Do you find yourself casually saying things like “I need to work on my communication skills” or “I’d like to get certified as a…(project management specialist, master facilitator, Microsoft IT professional…)” or “I’m going to…(fill in the blank)” yet never following through? Maybe you start off with some initial enthusiasm then fail to execute beyond the second or third week? If this sounds like you, perhaps you need to connect with your deeper why in order to get better traction.
Being able to clearly articulate why you wish to undertake a particular course of action will ground your next steps and motivate you when you run up against the inevitable speed bumps and detours that typically push you off course.

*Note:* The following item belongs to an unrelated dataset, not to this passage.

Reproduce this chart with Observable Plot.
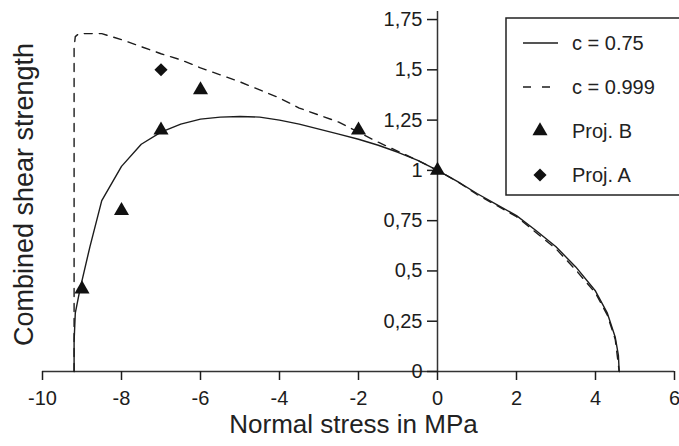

This is important because all too often we identify somewhat superficial reasons for wanting something instead of reflecting more deeply on why a given activity is worthy of our time, effort and resources. We feel it is something we should do or would be nice to do rather than a need to activity.
Let’s look at an example most of us can relate to – improving our communication skills. There are many ways we can do that – asking better questions, eliminating jargon and complexity, listening to understand, developing our presentation skills, writing in clear language, etc. Before we hone in on what aspects of communication we need to focus on, we need to identify why we want to improve our communication skills and why we should devote our limited time, energy and resources to achieving that outcome. Typical responses might include:
- So I can improve my relationships with others.
- So I can influence others to adopt my ideas.
- To get promoted.
These are all good reasons to improve one’s communication skills and yet they probably aren’t sufficiently motivating when our willpower is challenged by distractions, challenges and unforeseen events. So let’s use a technique called The Five Whys[i] to dig a little deeper.
Why 1: Why do I want to improve my communication skills?
Answer: So I can build trusting relationships with family and colleagues.
Why 2: Why do I want to build trusting relationships with family and colleagues?
Answer: So I have a strong support network to rely on when I encounter challenges and setbacks.
Why 3: Why do I want a strong support network?
Answer: Because I can’t achieve success alone. I need different perspectives and skills to solve problems and achieve my goals. I’m happier knowing I have people who care about me.
Why 4: Why do I want to be successful?
Answer: I want to know I made the world a better place to live. I want people to think of me as someone they can come to with problems and know I will do what I can to help them.
Why 5: Why do I want to be known as a problem-solver?
Answer: Because I love tackling new tasks and challenges and gain a sense of satisfaction when I can help others. I need variety to stay motivated and engaged.
Now those are some pretty powerful reasons to invest in improving your communication skills! And, they can act as strong accountability triggers when we are faced with choices or situations that would otherwise derail our commitment to pursuing that goal.
Try using The Five Whys technique the next time you hear yourself or a team mate say, “We should…” If your answers don’t reveal some strong deeper whys, it may not be something you are ready to pursue. Why do you want to get your project management certification? Why do you want to learn a new language? Why do you want to be the best leader you can be?
[i] The Five Whys technique was invented by Sakichi Toyoda, founder of Toyota Industries, and was used initially as a way to find the root source of a problem and then identify a course of action to prevent the problem from recurring.